Jerusalem, Dec. 28: New York City’s Roosevelt Island is half a world away from the Technion’s home on Mount Carmel. But that is exactly the point, said Oded Shmueli, vice-president for research, explaining why the Israeli university is embarking on an ambitious multi-billion-dollar joint venture with Cornell to build a new technology institute of higher education in New York.
The city will benefit from the new university, drawing high-tech businesses, and creating new jobs and new companies. But the Technion, also known as the Israel Institute of Technology, will benefit too by raising its profile in the scientific world and attracting new human and financial resources.
“If you look at science and technology today, it’s no longer a local affair. Our scientists cooperate with scientists worldwide,” Shmueli told The Media Line.
Shmueli was speaking a day after the city announced the two universities had won a heated competition to build the campus on a small island off Manhattan. Their joint proposal calls for spending $2 billion to build a campus of 2,500 students and 280 faculty with the aim of not just conducting research and teaching but acting as an incubator of high-tech startups. The plan includes a $150 million revolving credit line to get them off the ground.

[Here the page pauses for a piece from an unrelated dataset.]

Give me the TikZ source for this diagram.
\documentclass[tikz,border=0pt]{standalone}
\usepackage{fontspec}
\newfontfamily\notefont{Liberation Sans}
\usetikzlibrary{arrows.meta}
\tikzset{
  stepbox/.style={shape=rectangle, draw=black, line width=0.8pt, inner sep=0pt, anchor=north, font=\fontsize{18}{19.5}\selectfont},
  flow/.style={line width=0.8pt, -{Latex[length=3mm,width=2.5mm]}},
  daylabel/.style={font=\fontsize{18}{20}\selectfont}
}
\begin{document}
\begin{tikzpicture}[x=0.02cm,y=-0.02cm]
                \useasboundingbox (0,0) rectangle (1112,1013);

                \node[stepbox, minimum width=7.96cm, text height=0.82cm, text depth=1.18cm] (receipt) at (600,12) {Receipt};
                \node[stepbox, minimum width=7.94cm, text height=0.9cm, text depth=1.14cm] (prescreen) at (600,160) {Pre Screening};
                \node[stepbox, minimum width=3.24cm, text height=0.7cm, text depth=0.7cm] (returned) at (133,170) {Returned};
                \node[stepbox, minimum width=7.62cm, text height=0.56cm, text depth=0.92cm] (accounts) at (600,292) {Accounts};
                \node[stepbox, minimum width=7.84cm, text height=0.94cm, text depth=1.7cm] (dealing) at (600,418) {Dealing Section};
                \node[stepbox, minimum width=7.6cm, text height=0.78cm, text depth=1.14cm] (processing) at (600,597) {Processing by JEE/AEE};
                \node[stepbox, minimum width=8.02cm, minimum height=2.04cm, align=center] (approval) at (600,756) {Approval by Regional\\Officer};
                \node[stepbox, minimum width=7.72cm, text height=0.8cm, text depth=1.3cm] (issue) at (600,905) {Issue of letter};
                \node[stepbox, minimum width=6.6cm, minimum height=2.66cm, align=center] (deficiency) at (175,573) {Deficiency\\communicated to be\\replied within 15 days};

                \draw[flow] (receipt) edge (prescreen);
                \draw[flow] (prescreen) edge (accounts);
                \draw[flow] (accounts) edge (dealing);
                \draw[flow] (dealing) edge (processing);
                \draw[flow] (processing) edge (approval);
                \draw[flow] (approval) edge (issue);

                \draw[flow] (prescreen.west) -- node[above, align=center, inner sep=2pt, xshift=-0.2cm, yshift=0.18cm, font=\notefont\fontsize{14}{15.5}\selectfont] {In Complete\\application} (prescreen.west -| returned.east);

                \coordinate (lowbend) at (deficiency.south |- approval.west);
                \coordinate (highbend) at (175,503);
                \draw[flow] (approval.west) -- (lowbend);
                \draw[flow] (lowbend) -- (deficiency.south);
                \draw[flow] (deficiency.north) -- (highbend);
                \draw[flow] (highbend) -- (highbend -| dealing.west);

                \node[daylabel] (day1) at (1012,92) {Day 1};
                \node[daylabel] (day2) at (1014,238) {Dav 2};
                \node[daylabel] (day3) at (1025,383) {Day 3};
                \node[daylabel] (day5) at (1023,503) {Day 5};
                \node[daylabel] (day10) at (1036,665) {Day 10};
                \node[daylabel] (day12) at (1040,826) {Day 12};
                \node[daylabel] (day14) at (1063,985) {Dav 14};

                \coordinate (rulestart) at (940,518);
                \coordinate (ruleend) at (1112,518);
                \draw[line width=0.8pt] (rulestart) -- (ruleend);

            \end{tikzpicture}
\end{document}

“Thanks to this outstanding partnership and groundbreaking proposal from Cornell and the Technion, New York City’s goal of becoming the global leader in technological innovation is now within sight,” New York Mayor Michael Bloomberg said last week. “By adding a new state-of-the-art institution to our landscape, we will educate tomorrow’s entrepreneurs and create the jobs of the future.”
Although it is the world financial capital, New York has been a laggard in luring technology companies. It only recently overtook Boston for attracting venture capital for startups and Bloomberg has bemoaned the shortage of engineers in the city. The new institution, when fully up and running will increase the number of locally trained graduates in engineering by 70 per cent.
The Technion has had a successful history of morphing its academic research into commercial technology and in the process attracting technology startups and multinational R&D operations into its orbit. Its Alfred Mann Institute, set up four years ago, is dedicated to creating practical applications for medical-technology research.
The Cornell-Technion partnership was formed only a few months ago after the two institutions filed separate expressions of interest in the campus New York wanted to develop. The two institutions had no formal ties beforehand.
“It will be a good match, based on history, based on complementary assets,” said Shmueli, who is a computer scientist by training. “We understood we couldn’t do it ourselves.”
The partnership was up against stiff competition, although one major contender – Stanford University – dropped out at the last minute. That left the two vying with Columbia University and groups led by Carnegie Mellon University and New York University. The Cornell-Technion bid was given an 11th-hour boost by a gift of $350 million to Cornell for the venture.
The two universities are both well respected academically. Cornell, based in the upstate New York town of Ithaca ranked 13th among 500 in last year’s Academic Ranking of World Universities, which rates institutions of higher education based on the number alumni and staff winning Nobel and other prizes, as well as research citations in top academic journals.
The Technion tied with other institutions at 102, making it the No. 2-ranked Israeli university after the Hebrew University of Jerusalem. It ranked it 15th in the world in computer science, 42nd in engineering/technology, and 51st in natural sciences and mathematics All seven Israeli universities made it onto the top-500 list, the 13th-largest national group even though Israel is a country of just seven million people.